A few months back there were a series of analyst reports and subsequent blog posts about how much money YouTube was losing for Google. What struck me about this coverage was that many people seemed surprised that YouTube would be hemorrhaging money since they had a lot of users. Since then I’ve realized much of the industry does not think about the economics of serving content. The smaller content is in terms of the bytes the better off the provider is. Large content like video consumes tons of bandwidth and storage both which cost real money. User content like YouTube uploads is even worse since there is a lot of it store and much of it is rarely if ever used. Even photo storage and serving is a significant expense.
To offset these costs, heavy content needs superior monetization and since consumers rarely pay for content on internet regardless of what the old media types want to believe, this means advertising. Video has the advantage that video ads have much higher CPMs than standard display. However, any user generated content suffers from the problem of much lower CPMs than editorially produced content since the brand advertisers are wary of associating their brand with such unpolished and potentially offensive content.

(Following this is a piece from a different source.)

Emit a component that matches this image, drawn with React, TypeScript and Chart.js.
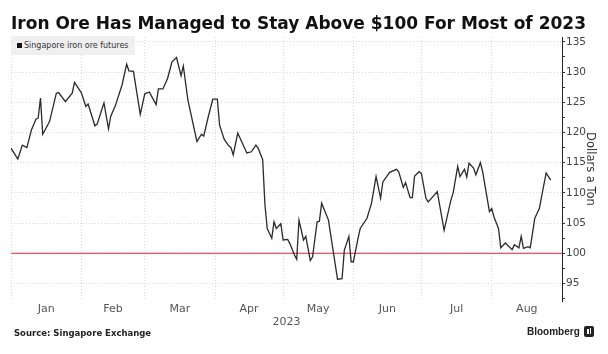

Profitability data on individual properties is hard to come by since most properties are part of the big providers like Google, Yahoo, AOL and MSN but if it were available, I’m confident that the ratio of revenue per view to bytes served per view would be a strong predictor of profitability. As an approximation, ad CPM / bytes served per view would work and ad CPMs are easier to estimate from the outside since the CPMs of most ad types does not have that much variance across similar properties.
At the other end of spectrum of the content, Facebook recently announced they are cash flow positive. Most of Facebook’s content is the news feed which is very small in terms of bytes. Facebook does have the challenge of keeping track and assembling small pieces of content which has its own expenses but from what I’ve read, Facebook engineers have been able to make that process reasonably efficient. Facebook also had to invent a new type of advertising to get to positive cash flow. Traditional display advertising has never been high CPM on user generated content.
I haven’t done enough analysis to know whether YouTube can be profitable on its current model. Google has advantages of both scale and scope. From their other businesses, Google knows how to run massive data centers cheaply. Being a huge purchaser of bandwidth and infrastructure hardware surely gives access to rock bottom prices. If Google does mange to make YouTube profitable, these other advantages will protect them against new entrants. My guess is that without a new advertising model that raises their revenue per view, YouTube can not over come the costs of serving video for free.